#### [WHAT THE EXERCISE ASKS]
Transcribe all of the material below word for word and leave out its pictures.

#### [RECORDED INFORMATION]
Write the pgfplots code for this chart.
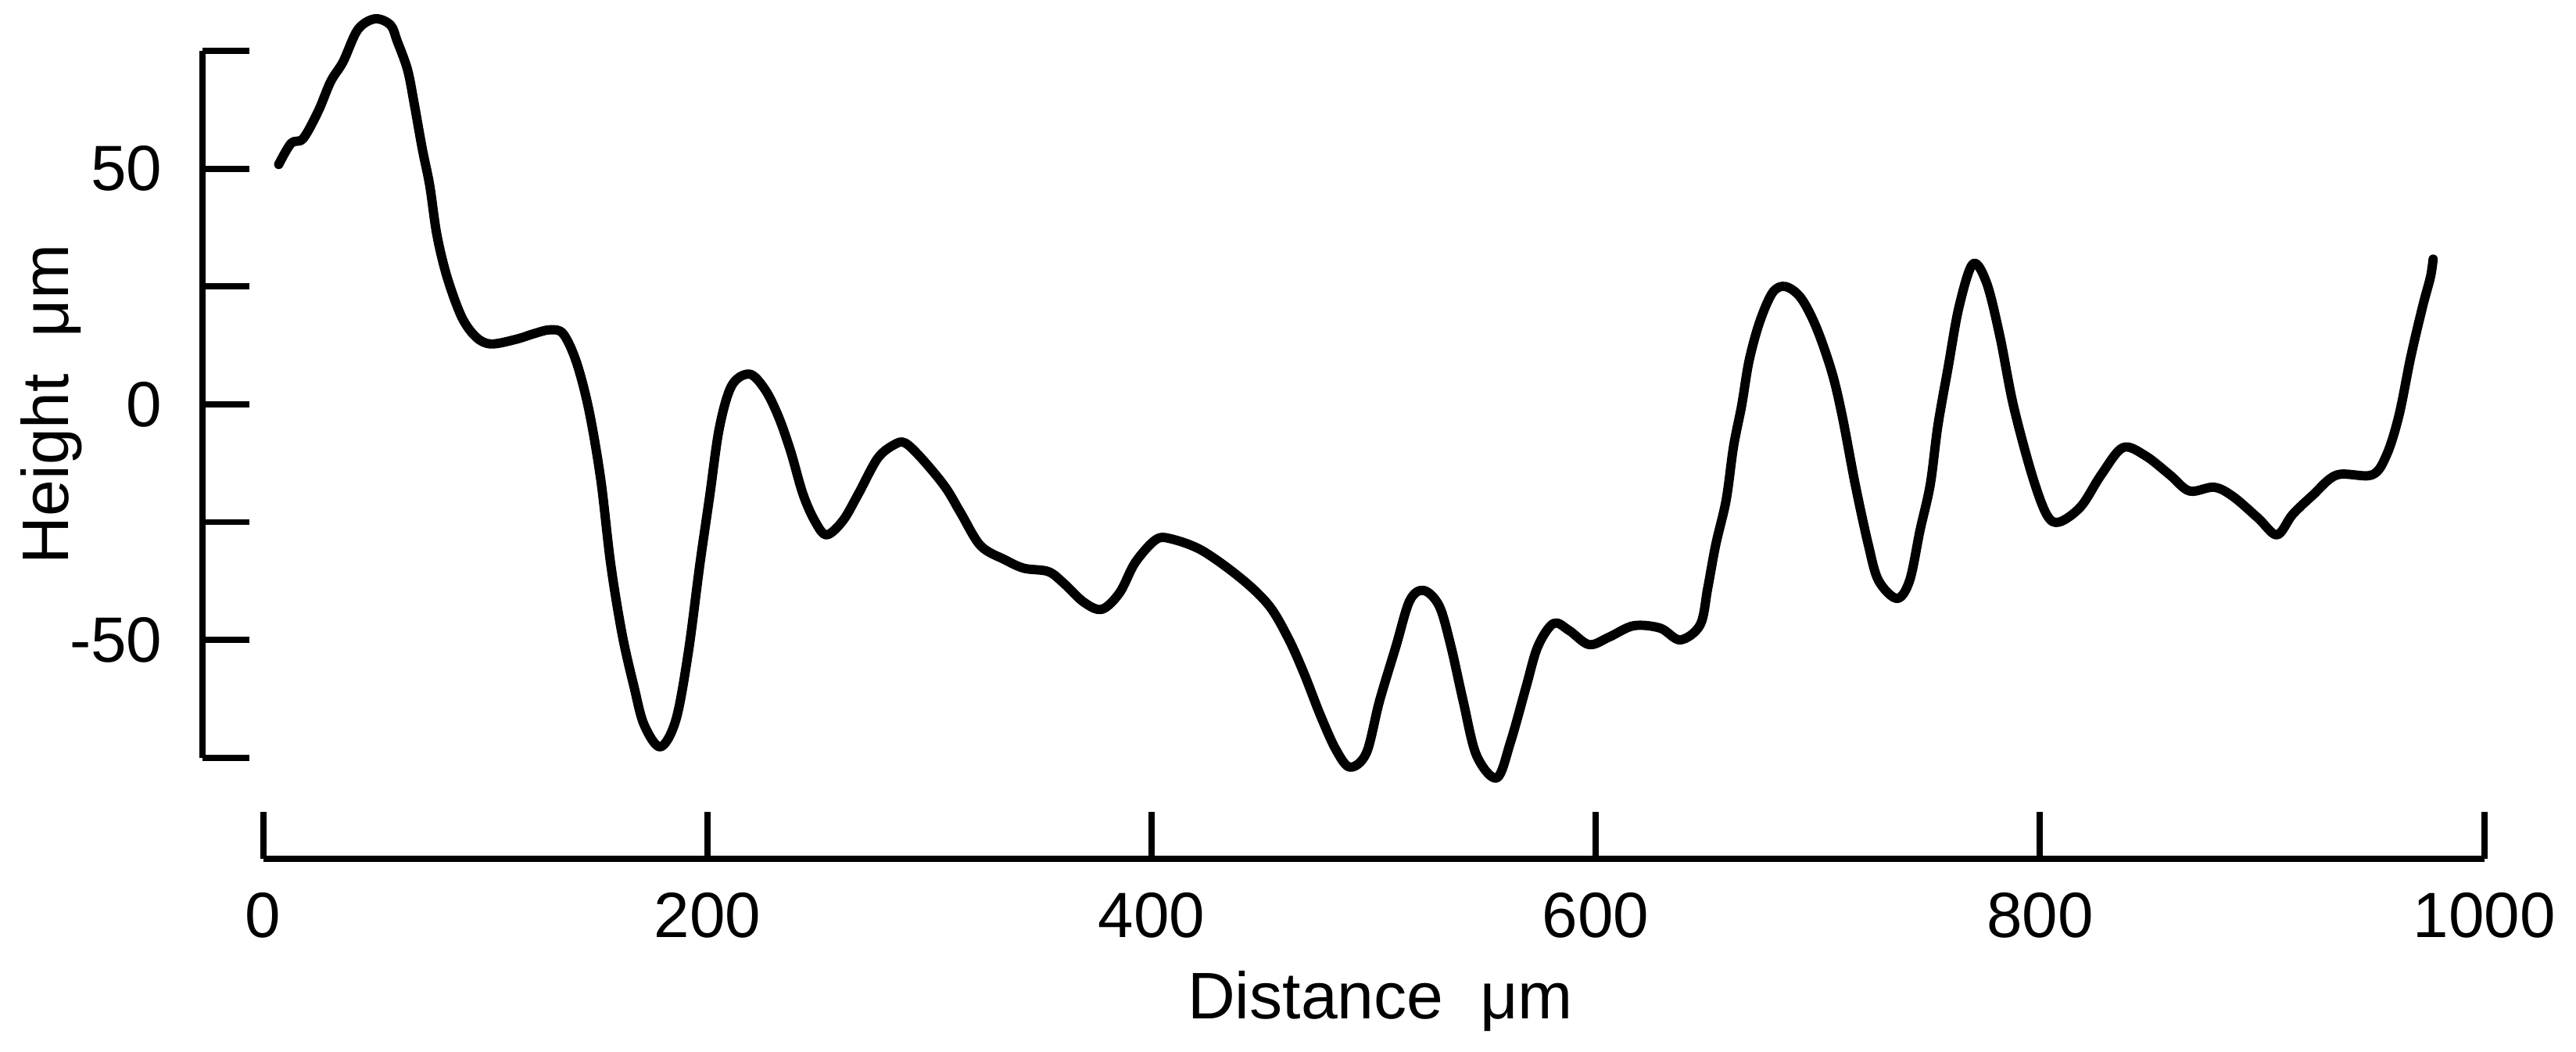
\documentclass[border=0pt]{standalone}
\usepackage{pgfplots}
\pgfplotsset{compat=1.18}
\usepackage{fontspec}
\setmainfont{Liberation Sans}
\pgfplotstableread{
x y
7 50.9
12.6 55.4
18 56.4
24.8 62.2
30.4 68.5
36 72.7
42.6 79.5
50.3 81.8
57.3 80.5
60.4 77
65 71
68 63.8
71.6 54.3
75 46.4
78.2 36
82.8 27
89.4 18.5
96 14.2
102.7 12.8
113.9 13.8
122 15
129 15.8
135 15
141 9
146.7 -1.3
152 -16
156.5 -34
161.7 -49
167 -60
171.5 -68
178.8 -72.7
185.8 -67
191.4 -52.7
196.6 -34
201 -19.6
205.4 -5
211 4
219 6.4
226 3.1
232 -2.6
237.5 -10
243 -19
248.3 -24.7
253.6 -27.7
261 -24.7
268 -19
276.6 -11.5
284 -8.6
289 -8.2
296.5 -11.5
307 -17.5
314 -23
323 -30
334 -33
342.6 -34.8
353.5 -35.5
360.5 -38
369.5 -42
377.6 -43.5
385.6 -40
392.6 -33.6
401.7 -28.8
408.3 -28.5
422.6 -31
440.4 -37
453 -42.8
461.7 -49.8
468.7 -57.2
476 -66
483 -73.3
489.3 -77
496.7 -74
502.6 -63
510 -51.4
516.2 -41.7
522.5 -39.5
529.5 -42.8
534.8 -51.4
540.3 -63
546.3 -74.5
555.4 -79.3
561.6 -71.7
568.6 -60
573.9 -51.4
581 -46.5
588 -48
597 -51
606 -49.4
617 -47
629 -47.5
638 -50
647 -46.8
650.4 -39
654 -29.8
658.7 -20.3
662 -9
665.7 -0.2
669 9.2
673.8 17.5
679.6 23.7
685.3 25
692.3 22.6
699.3 16.3
706.3 6.8
711 -2.6
716.8 -17
722.7 -29.8
727.3 -37.4
735.6 -41.2
741.3 -37.4
746 -26.7
750.6 -17
754 -4.6
758.7 8
763.5 20.6
769.8 29.8
776 25.7
782 14.3
788 -0.2
796.4 -15
803 -23.4
808.6 -25
818.4 -21.7
827.5 -15
837.3 -9.2
847.4 -10.9
858.5 -15
867.3 -18.4
878.4 -17.6
887 -19.6
898.3 -24.2
906.7 -27.7
913.7 -23.4
922.8 -19.3
933.6 -15
949.4 -15
956 -10.8
961.6 -2.4
967 10.2
972.4 21
975.8 27
977 30.8
}\profile
\begin{document}
\begin{tikzpicture}
\begin{axis}[
  scale only axis,
  width=357.75pt, height=113.8pt,
  xmin=0, xmax=1000, ymin=-75, ymax=75,
  clip=false,
  axis x line=bottom, axis y line=left,
  axis x line shift=16.25pt,
  axis y line shift=9.75pt,
  axis line style={-, line width=1pt, black},
  every tick/.style={black, line width=1pt},
  major tick length=7.5pt,
  xtick align=inside, ytick align=inside,
  xtick={0,200,400,600,800,1000},
  xticklabels={0,200,400,600,800,1000},
  ytick={-75,-50,-25,0,25,50,75},
  yticklabels={,-50,,0,,50,},
  tick label style={font=\fontsize{10.3}{12}\selectfont},
  xticklabel style={yshift=-2pt},
  yticklabel style={xshift=-3pt},
  xlabel={Distance\ \ μm},
  ylabel={Height\ \ μm},
  label style={font=\fontsize{10.6}{12}\selectfont},
  xlabel style={at={(axis description cs:0.503,-0.369)}, anchor=base},
  ylabel style={at={(axis description cs:-0.0877,0.5)}, anchor=base, rotate=0},
  /pgf/number format/assume math mode=true,
]
\addplot[black, line width=1.5pt, line join=round, line cap=round, smooth, tension=0.55] table[x=x,y=y] {\profile};
\path (axis cs:-115.6,-135.7) rectangle (axis cs:1035.3,85.8);
\end{axis}
\end{tikzpicture}
\end{document}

#### [REPLY]
Write the pgfplots code for this chart.
\documentclass[border=0pt]{standalone}
\usepackage{pgfplots}
\pgfplotsset{compat=1.18}
\usepackage{fontspec}
\setmainfont{Liberation Sans}
\pgfplotstableread{
x y
7 50.9
12.6 55.4
18 56.4
24.8 62.2
30.4 68.5
36 72.7
42.6 79.5
50.3 81.8
57.3 80.5
60.4 77
65 71
68 63.8
71.6 54.3
75 46.4
78.2 36
82.8 27
89.4 18.5
96 14.2
102.7 12.8
113.9 13.8
122 15
129 15.8
135 15
141 9
146.7 -1.3
152 -16
156.5 -34
161.7 -49
167 -60
171.5 -68
178.8 -72.7
185.8 -67
191.4 -52.7
196.6 -34
201 -19.6
205.4 -5
211 4
219 6.4
226 3.1
232 -2.6
237.5 -10
243 -19
248.3 -24.7
253.6 -27.7
261 -24.7
268 -19
276.6 -11.5
284 -8.6
289 -8.2
296.5 -11.5
307 -17.5
314 -23
323 -30
334 -33
342.6 -34.8
353.5 -35.5
360.5 -38
369.5 -42
377.6 -43.5
385.6 -40
392.6 -33.6
401.7 -28.8
408.3 -28.5
422.6 -31
440.4 -37
453 -42.8
461.7 -49.8
468.7 -57.2
476 -66
483 -73.3
489.3 -77
496.7 -74
502.6 -63
510 -51.4
516.2 -41.7
522.5 -39.5
529.5 -42.8
534.8 -51.4
540.3 -63
546.3 -74.5
555.4 -79.3
561.6 -71.7
568.6 -60
573.9 -51.4
581 -46.5
588 -48
597 -51
606 -49.4
617 -47
629 -47.5
638 -50
647 -46.8
650.4 -39
654 -29.8
658.7 -20.3
662 -9
665.7 -0.2
669 9.2
673.8 17.5
679.6 23.7
685.3 25
692.3 22.6
699.3 16.3
706.3 6.8
711 -2.6
716.8 -17
722.7 -29.8
727.3 -37.4
735.6 -41.2
741.3 -37.4
746 -26.7
750.6 -17
754 -4.6
758.7 8
763.5 20.6
769.8 29.8
776 25.7
782 14.3
788 -0.2
796.4 -15
803 -23.4
808.6 -25
818.4 -21.7
827.5 -15
837.3 -9.2
847.4 -10.9
858.5 -15
867.3 -18.4
878.4 -17.6
887 -19.6
898.3 -24.2
906.7 -27.7
913.7 -23.4
922.8 -19.3
933.6 -15
949.4 -15
956 -10.8
961.6 -2.4
967 10.2
972.4 21
975.8 27
977 30.8
}\profile
\begin{document}
\begin{tikzpicture}
\begin{axis}[
  scale only axis,
  width=357.75pt, height=113.8pt,
  xmin=0, xmax=1000, ymin=-75, ymax=75,
  clip=false,
  axis x line=bottom, axis y line=left,
  axis x line shift=16.25pt,
  axis y line shift=9.75pt,
  axis line style={-, line width=1pt, black},
  every tick/.style={black, line width=1pt},
  major tick length=7.5pt,
  xtick align=inside, ytick align=inside,
  xtick={0,200,400,600,800,1000},
  xticklabels={0,200,400,600,800,1000},
  ytick={-75,-50,-25,0,25,50,75},
  yticklabels={,-50,,0,,50,},
  tick label style={font=\fontsize{10.3}{12}\selectfont},
  xticklabel style={yshift=-2pt},
  yticklabel style={xshift=-3pt},
  xlabel={Distance\ \ μm},
  ylabel={Height\ \ μm},
  label style={font=\fontsize{10.6}{12}\selectfont},
  xlabel style={at={(axis description cs:0.503,-0.369)}, anchor=base},
  ylabel style={at={(axis description cs:-0.0877,0.5)}, anchor=base, rotate=0},
  /pgf/number format/assume math mode=true,
]
\addplot[black, line width=1.5pt, line join=round, line cap=round, smooth, tension=0.55] table[x=x,y=y] {\profile};
\path (axis cs:-115.6,-135.7) rectangle (axis cs:1035.3,85.8);
\end{axis}
\end{tikzpicture}
\end{document}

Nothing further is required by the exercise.